Engineering student Chathura Fernando (left), CEO of FDO Energy, worked to develop the Clean Incinerator under the mentorship of Cody Ruthman, project manager at University Machine Services in the Faculty of Engineering. Ruthman taught Fernando hands-on skills, including welding and other processes throughout the design phase to manufacture a professional product. (Jake Arts/Faculty of Engineering)
Fernando also credits the Entrepreneurial Summer Incubator (ESI) program at Morrissette Entrepreneurship, where students are empowered to develop their entrepreneurial skills and mindset while working full-time on scaling their own ventures.
“The ESI program played a huge role in our early success,” Fernando said. “It was still a side project up until that point. We were doing things whenever we could without any sense of how to build the business and its marketability. It really provided a business foundation that allowed us to take it from a project and turn it into a business.”
Participating in the program also led to another major shift, pivoting their focus from a consumer household unit to a business-to-business model. Fernando was soon applying the skills he gained to identify customers and refine his pitch.

Third-year engineering student Chathura Fernando, CEO of FDO Energy, explains the concept behind the Clean Incinerator during the Ivey Business Plan competition. (Morrissette Entrepreneurship)
Earlier this year, the team publicly unveiled their first system at the Ivey Business Plan Competition, before winning the Hult Prize competition at Western and going on to place as one of the top eight national teams among Canada’s best 28 student startup teams.
FDO Energy has attracted support from the TechAlliance GROW Accelerator in London, Ont. and Altitude Accelerator in Brampton.

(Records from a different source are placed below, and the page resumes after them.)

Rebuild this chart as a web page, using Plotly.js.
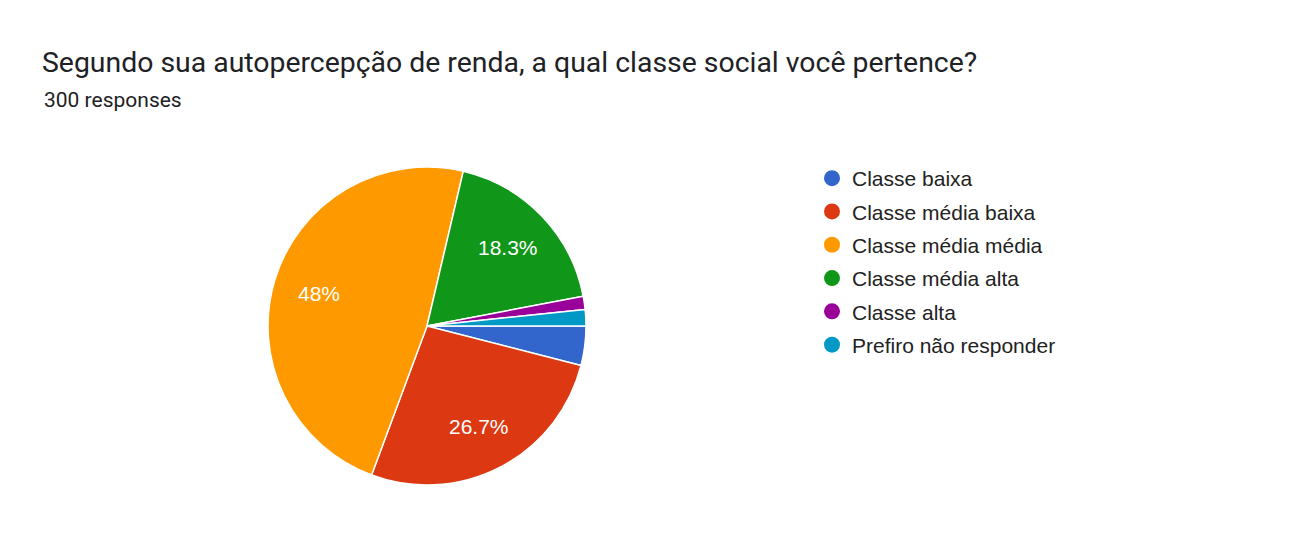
<!DOCTYPE html>
<html>
<head>
<meta charset="utf-8">
<script src="https://cdn.plot.ly/plotly-3.0.1.min.js"></script>
<style>
  body { margin: 0; background: #fff; }
  #chart { width: 1299px; height: 546px; }
</style>
</head>
<body>
<div id="chart"></div>
<script>
// answers to the question, 300 responses in total
var categories = ['Classe baixa', 'Classe média baixa', 'Classe média média',
                  'Classe média alta', 'Classe alta', 'Prefiro não responder'];
var counts = [12, 80, 144, 55, 4, 5];
var colors = ['#3366cc', '#dc3912', '#ff9900', '#109618', '#990099', '#0099c6'];

var W = 1299, H = 546;
// pie box in pixels
var cx = 427, cy = 326, R = 159;

var total = counts.reduce(function (a, b) { return a + b; }, 0);

var data = [{
    type: 'pie',
    labels: categories,
    values: counts,
    textinfo: 'none',
    sort: false,
    direction: 'clockwise',
    rotation: 90,
    marker: { colors: colors, line: { color: '#ffffff', width: 1.5 } },
    showlegend: false,
    domain: { x: [(cx - R) / W, (cx + R) / W], y: [1 - (cy + R) / H, 1 - (cy - R) / H] }
}];

// dummy scatter traces so the legend gets round markers
for (var i = 0; i < categories.length; i++) {
    data.push({
        type: 'scatter',
        mode: 'markers',
        x: [null],
        y: [null],
        name: categories[i],
        legendgroup: 'g' + i,
        marker: { color: colors[i], size: 20, symbol: 'circle' },
        hoverinfo: 'skip'
    });
}

var annotations = [{
    text: total + ' responses',
    xref: 'paper', yref: 'paper',
    x: 42 / W, y: 1 - 100 / H,
    xanchor: 'left', yanchor: 'middle',
    showarrow: false,
    font: { family: 'Roboto, sans-serif', size: 21, color: '#202124' }
}];

// percent labels like google does it: at the middle angle of each big slice
var acc = 0;
for (var i = 0; i < counts.length; i++) {
    var mid = (acc + counts[i] / 2) / total * 2 * Math.PI;
    acc += counts[i];
    var p = Math.round(counts[i] / total * 1000) / 10;
    if (p < 5) continue;
    var px = cx + 0.71 * R * Math.cos(mid);
    var py = cy + 0.71 * R * Math.sin(mid);
    annotations.push({
        text: p + '%',
        xref: 'paper', yref: 'paper',
        x: px / W, y: 1 - py / H,
        xanchor: 'center', yanchor: 'middle',
        showarrow: false,
        font: { family: 'Liberation Sans, Arial, sans-serif', size: 21, color: '#ffffff' }
    });
}

var layout = {
    width: W,
    height: H,
    margin: { l: 0, r: 0, t: 0, b: 0 },
    paper_bgcolor: '#ffffff',
    plot_bgcolor: '#ffffff',
    xaxis: { visible: false, domain: [0.99, 1] },
    yaxis: { visible: false, domain: [0.99, 1] },
    title: {
        text: 'Segundo sua autopercepção de renda, a qual classe social você pertence?',
        font: { family: 'Roboto, sans-serif', size: 28.4, color: '#202124' },
        x: 42 / W,
        xanchor: 'left',
        xref: 'container',
        y: 1 - 62 / H,
        yanchor: 'middle',
        yref: 'container'
    },
    annotations: annotations,
    legend: {
        x: 812 / W,
        y: 1 - 158 / H,
        xanchor: 'left',
        yanchor: 'top',
        tracegroupgap: 3,
        itemsizing: 'trace',
        font: { family: 'Liberation Sans, Arial, sans-serif', size: 21, color: '#222222' }
    }
};

Plotly.newPlot('chart', data, layout, { displayModeBar: false, staticPlot: true });
</script>
</body>
</html>
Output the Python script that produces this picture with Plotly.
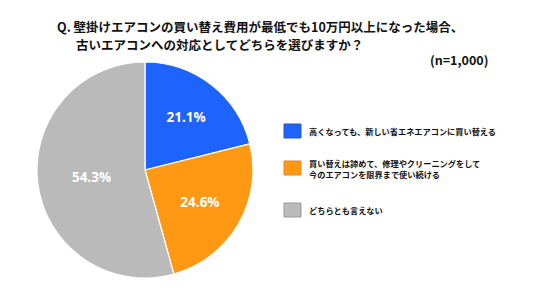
import plotly.graph_objects as go

categories = ["高くなっても、新しい省エネエアコンに買い替える",
              "買い替えは諦めて、修理やクリーニングをして<br>今のエアコンを限界まで使い続ける",
              "どちらとも言えない"]
values = [21.1, 24.6, 54.3]
colors = ["#1F63FF", "#FF9913", "#BABABA"]
border_colors = ["#2A55C8", "#D98A2A", "#9A9A9A"]
legend_y = [131, 168, 210]   # pixel rows of legend items
title_lines = ["Q. 壁掛けエアコンの買い替え費用が最低でも10万円以上になった場合、",
               "古いエアコンへの対応としてどちらを選びますか？"]

W, H = 536, 302
fig = go.Figure()
fig.add_trace(go.Pie(
    values=values, labels=categories, sort=False, direction="clockwise", rotation=0,
    marker=dict(colors=colors, line=dict(color="white", width=1.2)),
    texttemplate="%{value:.1f}%", textposition="inside", insidetextorientation="horizontal",
    textfont=dict(family="Open Sans", size=13.5, color="white", weight="bold"),
    domain=dict(x=[37/W, 253/W], y=[1-278/H, 1-62/H]),
    showlegend=False, hoverinfo="label+percent",
))

shapes, annots = [], []
for lab, c, bc, yy in zip(categories, colors, border_colors, legend_y):
    shapes.append(dict(type="rect", xref="paper", yref="paper",
                       x0=284/W, x1=301/W, y0=1-(yy+7)/H, y1=1-(yy-7)/H,
                       fillcolor=c, line=dict(color=bc, width=1)))
    annots.append(dict(text=lab, xref="paper", yref="paper", x=307/W, y=1-yy/H,
                       xanchor="left", yanchor="middle", align="left", showarrow=False,
                       font=dict(family="Noto Sans CJK JP", size=8.2, color="#111", weight="bold")))

for txt, x, y in zip(title_lines, [56, 75], [26, 45]):
    annots.append(dict(text=txt, xref="paper", yref="paper", x=x/W, y=1-y/H,
                       xanchor="left", yanchor="middle", align="left", showarrow=False,
                       borderpad=0,
                       font=dict(family="Noto Sans CJK JP", size=12.5, color="#111", weight="bold")))
annots.append(dict(text="(n=1,000)", xref="paper", yref="paper", x=490/W, y=1-59/H,
                   xanchor="right", yanchor="middle", showarrow=False,
                   font=dict(family="Noto Sans CJK JP", size=12.5, color="#111", weight="bold")))

fig.update_layout(width=W, height=H, margin=dict(l=0, r=0, t=0, b=0),
                  paper_bgcolor="white", plot_bgcolor="white",
                  shapes=shapes, annotations=annots)
fig.write_html("out.html")
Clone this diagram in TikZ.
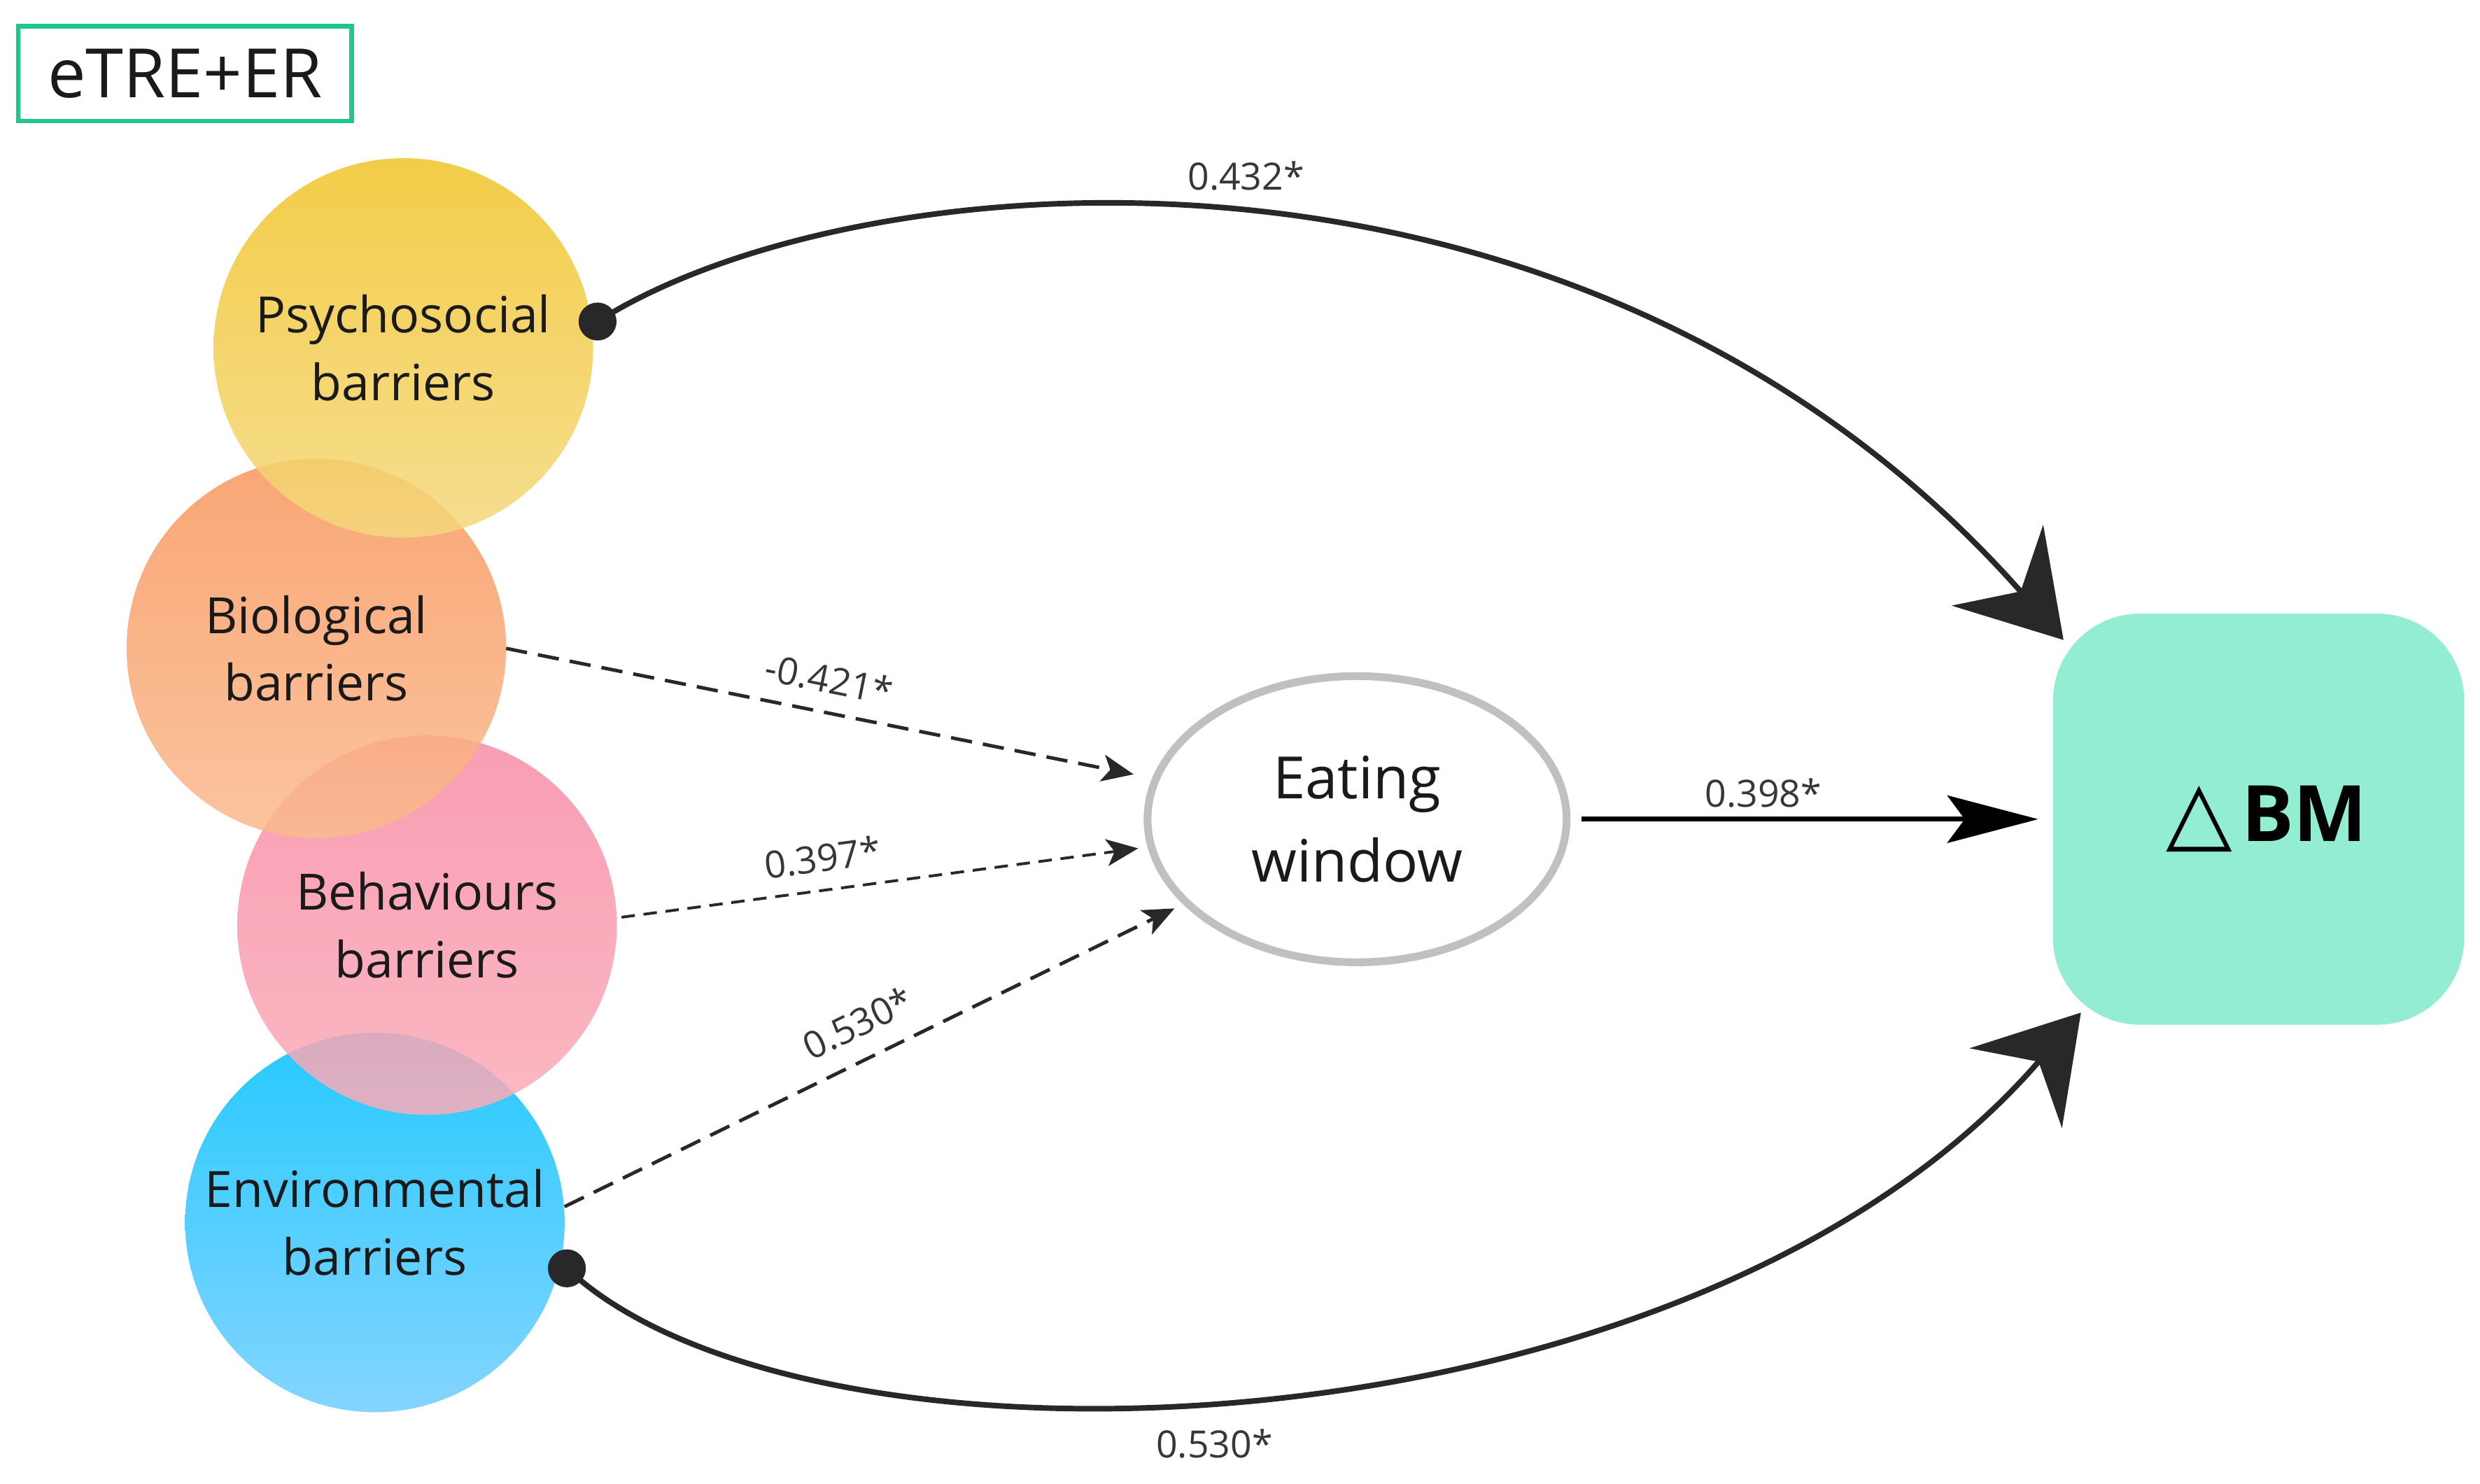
\documentclass[tikz,border=0pt]{standalone}
\usepackage{fontspec}
\setmainfont{Open Sans}
\newfontfamily\symfont{DejaVu Sans}
\usetikzlibrary{arrows.meta,shapes.geometric,calc}
\definecolor{psyT}{RGB}{240,196,40}
\definecolor{psyB}{RGB}{245,216,125}
\definecolor{bioT}{RGB}{248,150,92}
\definecolor{bioB}{RGB}{250,186,142}
\definecolor{behT}{RGB}{248,140,165}
\definecolor{behB}{RGB}{250,172,184}
\definecolor{envT}{RGB}{0,192,255}
\definecolor{envB}{RGB}{110,205,255}
\definecolor{bmc}{RGB}{147,237,210}
\definecolor{hdrgreen}{RGB}{30,200,140}
\definecolor{ewgray}{RGB}{192,192,192}
\definecolor{arrowc}{RGB}{40,40,40}
\definecolor{txt}{RGB}{26,26,26}
\definecolor{lblc}{RGB}{55,55,55}
\begin{document}
\begin{tikzpicture}[x=0.02cm,y=-0.02cm,
  barrier/.style={circle, minimum size=4.8cm, inner sep=0pt, outer sep=0pt,
    align=center, font=\fontsize{18}{24.4}\selectfont, text=txt,
    fill opacity=0.85, text opacity=1},
  curve/.style={draw=arrowc, line width=2pt},
  bigtip/.style={-{Stealth[length=1.26cm,width=1.54cm,inset=0.44cm]}},
  dashline/.style={draw=arrowc, line width=1.25pt, dash pattern=on 0.27cm off 0.14cm,
    -{Stealth[length=0.4cm,width=0.34cm,inset=0.1cm]}},
  fineline/.style={draw=arrowc, line width=1.0pt, dash pattern=on 0.17cm off 0.11cm,
    -{Stealth[length=0.4cm,width=0.34cm,inset=0.1cm]}},
  lbl/.style={font=\fontsize{13.5}{14}\selectfont, text=lblc, inner sep=1pt}
]
\useasboundingbox (0,0) rectangle (1568,938);

% header
\node[draw=hdrgreen, line width=1.7pt, minimum width=4.22cm, minimum height=1.2cm,
  inner sep=0pt, font=\fontsize{24.5}{28}\selectfont, text=txt] (hdr) at (117,46.5) {eTRE+ER};

% barrier circles (bottom-most first)
\node[barrier, top color=envT, bottom color=envB] (env) at (237,773) {Environmental\\barriers};
\node[barrier, top color=behT, bottom color=behB] (beh) at (270,585) {Behaviours\\barriers};
\node[barrier, top color=bioT, bottom color=bioB] (bio) at (200,410) {Biological\\barriers};
\node[barrier, top color=psyT, bottom color=psyB] (psy) at (255,220) {Psychosocial\\barriers};

% eating window
\node[ellipse, draw=ewgray, line width=2.8pt, fill=white, minimum width=5.3cm,
  minimum height=3.62cm, inner sep=0pt, align=center, text=txt,
  font=\fontsize{21}{30}\selectfont] (eat) at (858,518) {Eating\\window};

% delta BM
\node[rectangle, rounded corners=1.1cm, fill=bmc, minimum width=5.2cm, minimum height=5.2cm,
  inner sep=0pt, text=black] (bm) at (1428,518)
  {\hspace{0.2cm}{\symfont\fontsize{31}{31}\selectfont △}\hspace{0.12cm}{\bfseries\fontsize{28}{30}\selectfont BM}};

% connector end points
\coordinate (psyDot) at ($(psy.8)+(4,0)$);
\coordinate (envDot) at ($(env.-14)+(5,0)$);
\coordinate (bmTop) at ($(bm.north west)+(7,17)$);
\coordinate (bmBot) at ($(bm.south west)+(18,-8)$);

% curved paths to delta BM
\draw[curve, bigtip] (psyDot) .. controls (540,100) and (1000,60) .. (bmTop)
  node[lbl, pos=0.5, above=0.24cm] {0.432*};
\draw[curve, bigtip] (envDot) .. controls (510,945) and (1070,925) .. (bmBot)
  node[lbl, pos=0.47, below=0.3cm] {0.530*};
\fill[arrowc] (psyDot) circle[radius=0.24cm];
\fill[arrowc] (envDot) circle[radius=0.24cm];

% eating window to delta BM
\draw[draw=black, line width=1.7pt, shorten <=0.14cm, shorten >=0.18cm,
  -{Stealth[length=1.15cm,width=0.6cm,inset=0.22cm]}] (eat.east) -- (bm.west)
  node[lbl, pos=0.4, above=0.08cm] {0.398*};

% dashed paths to eating window
\draw[dashline, shorten >=0.24cm] (bio.east) -- (eat)
  node[lbl, pos=0.49, sloped, above=0.18cm] {-0.421*};
\draw[fineline, shorten >=0.12cm] ($(beh.east)+(3,-5)$) -- (eat)
  node[lbl, pos=0.39, sloped, above=0.18cm] {0.397*};
\draw[dashline, shorten >=0.12cm] ($(env.east)+(0,-10)$) -- (eat)
  node[lbl, pos=0.5, sloped, above=0.22cm] {0.530*};
\end{tikzpicture}
\end{document}
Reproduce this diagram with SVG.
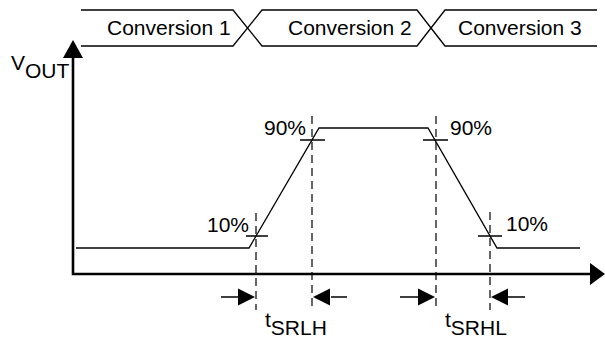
<svg xmlns="http://www.w3.org/2000/svg" width="605" height="338" viewBox="0 0 605 338">
<style>
.t{font-family:"Liberation Sans",Arial,sans-serif;font-size:21px;fill:#000}
.ln{stroke:#000;stroke-width:1.3;fill:none}
.ax{stroke:#000;stroke-width:2.6;fill:none}
.ds{stroke:#000;stroke-width:1.2;stroke-dasharray:8,5;fill:none}
.ar{fill:#000;stroke:none}
</style>
<rect width="605" height="338" fill="#fff"/>
<g id="bus">
<path class="ln" d="M81,10 H233 L262,46 H417 L445,10 H597"/>
<path class="ln" d="M81,46 H233 L262,10 H417 L445,46 H597"/>
<text class="t" x="107" y="35">Conversion 1</text>
<text class="t" x="288" y="35">Conversion 2</text>
<text class="t" x="458" y="35">Conversion 3</text>
</g>
<g id="axes">
<path class="ax" d="M73,56 V274 H591"/>
<polygon class="ar" points="73,40 63,58 83,58"/>
<polygon class="ar" points="605,274 590,263 590,285"/>
<text class="t" x="11" y="70">V<tspan dy="8">OUT</tspan></text>
</g>
<g id="waveform">
<path class="ln" d="M76,248 H249 L319,128 H428 L497,248 H580"/>
</g>
<g id="markers">
<path class="ds" d="M256,213 V310 M312,116 V310 M436,116 V310 M490,212 V310"/>
<path class="ln" d="M246,236 H268 M300,140 H325 M423,140 H448 M478,236 H502"/>
<text class="t" x="207" y="232">10%</text>
<text class="t" x="264" y="135">90%</text>
<text class="t" x="450" y="135">90%</text>
<text class="t" x="506" y="231">10%</text>
</g>
<g id="connectors">
<path class="ln" d="M221,297 H240 M331,297 H347 M400,297 H419 M507,297 H525"/>
<polygon class="ar" points="255,297 238,288.5 238,305.5"/>
<polygon class="ar" points="313,297 330,288.5 330,305.5"/>
<polygon class="ar" points="435,297 418,288.5 418,305.5"/>
<polygon class="ar" points="491,297 508,288.5 508,305.5"/>
</g>
<g id="labels">
<text class="t" x="265" y="327">t<tspan dy="8">SRLH</tspan></text>
<text class="t" x="445" y="327">t<tspan dy="8">SRHL</tspan></text>
</g>
</svg>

In June they hope to secure more funding when they pitch their venture to investors at Western Angels’ Demo Day.
From sketching his early ideas in his dorm room to building a business, Fernando said the experience has been a journey of “learning, failing, innovating and growing.”

Remus Tutunea-Fatan (Christopher Kindratsky/Western Communications)
“I couldn’t have done it without the incredible support from Morrissette Entrepreneurship and the Western community.”
That includes mechanical and materials engineer professor Remus Tutunea-Fatan, Fernando’s mentor and technical advisor. Tutunea-Fatan said he watched Fernando develop focus, resilience and leadership as he grew his business from early concept into “a strong, team-driven effort with real momentum.”
“What distinguishes Chathura is not only his intelligence, ambition and drive, but also the remarkable journey behind this progress and how far he and his team have already brought the idea of developing a practical waste-to-energy solution aimed at reducing landfill dependence and supporting cleaner energy generation,” Tutunea-Fatan said.
“Chathura represents the very best of what our engineering education can foster: not just a strong graduate, but a future entrepreneurial leader with the potential to reshape the world we live in.”